OCR-D is a coordination project that is aimed at the further development of Optical Character Recognition (OCR) processes for historical prints.

Workflow and methods of automatic text recognition are investigated, described and, if necessary, optimized. A major goal is to conceptually prepare the transformation of prints of the German-speaking countries from the 16th to 19th century into electronic full text.

The Herzog August Bibliothek Wolfenbüttel, the Berlin-Brandenburg Academy of Sciences and Humanities in Berlin, the Staatsbibliothek zu Berlin Preußischer Kulturbesitz and the Karlsruhe Institute of Technology are participating in this project. The Bayerische Staatsbibliothek was also involved until 31 August 2016. The project is supported by experts, scientists and libraries.

In recent years, scientific libraries in particular have digitised extensive collections of images. Searchable full texts can be automatically generated from these image data using OCR procedures. The added value provided by the use of digital full texts is indispensable in many scientific disciplines today, especially in the field of humanities research.
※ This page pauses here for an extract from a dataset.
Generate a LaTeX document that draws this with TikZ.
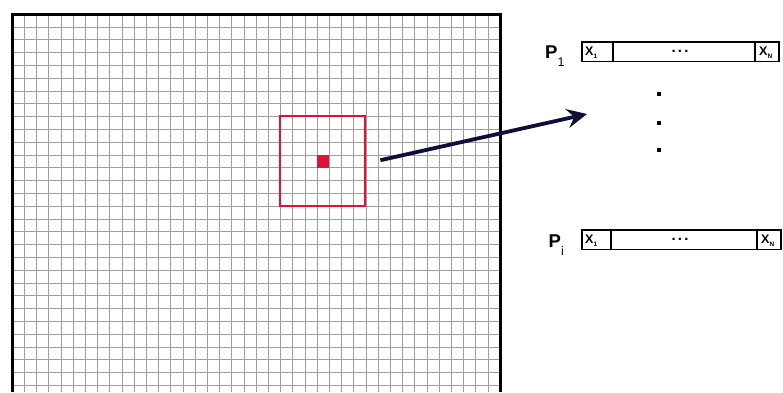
\documentclass[tikz,border=0pt]{standalone}
\usepackage{fontspec}
\setmainfont{Liberation Sans}
\usetikzlibrary{arrows.meta,positioning}
\definecolor{winred}{RGB}{222,18,58}
\definecolor{arrnavy}{RGB}{14,14,58}
\tikzset{
  gridline/.style={black!38,line width=0.55pt},
  frame/.style={line width=3pt},
  win/.style ={draw=winred,line width=2.1pt,inner sep=0pt,outer sep=0pt},
  pix/.style ={fill=winred,inner sep=0pt,outer sep=0pt},
  cell/.style={draw,line width=1.8pt,minimum height=19.5pt,inner sep=0pt,outer sep=0pt},
  xlab/.style={inner sep=0pt,font=\bfseries\fontsize{12.5}{12.5}\selectfont},
  plab/.style={inner sep=0pt,font=\bfseries\fontsize{18.5}{18.5}\selectfont},
  dot/.style ={fill,minimum size=3.8pt,inner sep=0pt},
  ar/.style={-{Stealth[length=20pt,width=19pt,inset=7pt]},line width=3.8pt,arrnavy},
}
\newcommand{\plsub}[1]{\raisebox{-8.5pt}{\mdseries\fontsize{12.5}{12.5}\selectfont #1}}
\newcommand{\xsub}[1]{\raisebox{-2.5pt}{\fontsize{6.5}{6.5}\selectfont #1}}
\newcommand{\gap}{.\hspace{2.2pt}.\hspace{2.2pt}.}

\begin{document}
\begin{tikzpicture}[x=1pt,y=-1pt]
  \useasboundingbox (0,0) rectangle (783,392);
  % image grid
  \foreach \i in {0,...,40}
    \draw[gridline] (12+12.2*\i,14) -- (12+12.2*\i,392);
  \foreach \j in {1,...,30}
    \draw[gridline] (12,14+12.8*\j) -- (500,14+12.8*\j);
  \draw[frame] (12,392) -- (12,14) -- (500,14) -- (500,392);

  % window around the pixel
  \node[win,minimum width=85.4pt,minimum height=89.6pt] (win) at (322.7,161.2) {};
  \node[pix,minimum width=12.2pt,minimum height=12.8pt] (pix) at (win.center) {};

  % feature vectors
  \node[cell,minimum width=31pt] (a1) at (597.5,51.8) {};
  \node[cell,minimum width=142pt,right=0pt of a1] (m1) {};
  \node[cell,minimum width=24pt,right=0pt of m1] (n1) {};
  \node[plab,anchor=base west] (p1) at (545,58.3) {P\plsub{1}};

  \node[cell,minimum width=29pt] (ai) at (596.5,239.8) {};
  \node[cell,minimum width=146pt,right=0pt of ai] (mi) {};
  \node[cell,minimum width=24pt,right=0pt of mi] (ni) {};
  \node[plab,anchor=base west] (pi) at (548.5,247) {P\plsub{i}};

  \node[xlab,anchor=west] (x11) at ([xshift=3pt,yshift=-1pt]a1.west) {X\xsub{1}};
  \node[xlab,font=\bfseries\fontsize{15}{15}\selectfont] (d1) at ([xshift=-4pt]m1.center) {\gap};
  \node[xlab,anchor=west] (xn1) at ([xshift=4pt,yshift=-1pt]n1.west) {X\xsub{N}};
  \node[xlab,anchor=west] (xi1) at ([xshift=3pt,yshift=-1pt]ai.west) {X\xsub{1}};
  \node[xlab,font=\bfseries\fontsize{15}{15}\selectfont] (di) at ([xshift=-4pt]mi.center) {\gap};
  \node[xlab,anchor=west] (xni) at ([xshift=4pt,yshift=-1pt]ni.west) {X\xsub{N}};

  % vertical ellipsis
  \node[dot] (v1) at (658.7,94) {};
  \node[dot] (v2) at (658.7,122.7) {};
  \node[dot] (v3) at (658.7,150) {};

  \coordinate (tip) at (587,114);
  \draw[ar] ([xshift=15pt,yshift=1pt]win.east) -- (tip);
\end{tikzpicture}
\end{document}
So far, however, access to the electronic full text is often not possible or only possible in an insufficient form. Many historical holdings are available in digitalised form through the “Verzeichnisse der im deutschen Sprachbereich erschienenen Drucke” (VD). Results from common OCR procedures have so far been insufficient. In particular, old print types, especially fracture, are hardly recognized.

There is a need for development here, which we are uncovering in OCR-D. We build on the already existing tools and investigations. By a new combination, in rare cases also by new development, the OCR process for VD prints shall be specialized. Thereby we are looking for answers to current technical, information scientific and organisational problems.

The project is funded by the German Research Foundation (DFG) and will run for three years until September 2018. In the first phase, needs will be identified and concepts for the further development will be developed. The cooperation structure will be consolidated and continued in the second phase. In this phase, calls for proposals for pilot projects will be issued, which will enable other institutions to participate. In all steps we welcome a lively exchange with colleagues from related projects and institutions as well as service providers.

At the end of the overall project, a consolidated procedure for the OCR processing of digitised material from the printed German cultural heritage of the 16th to 19th centuries will be developed.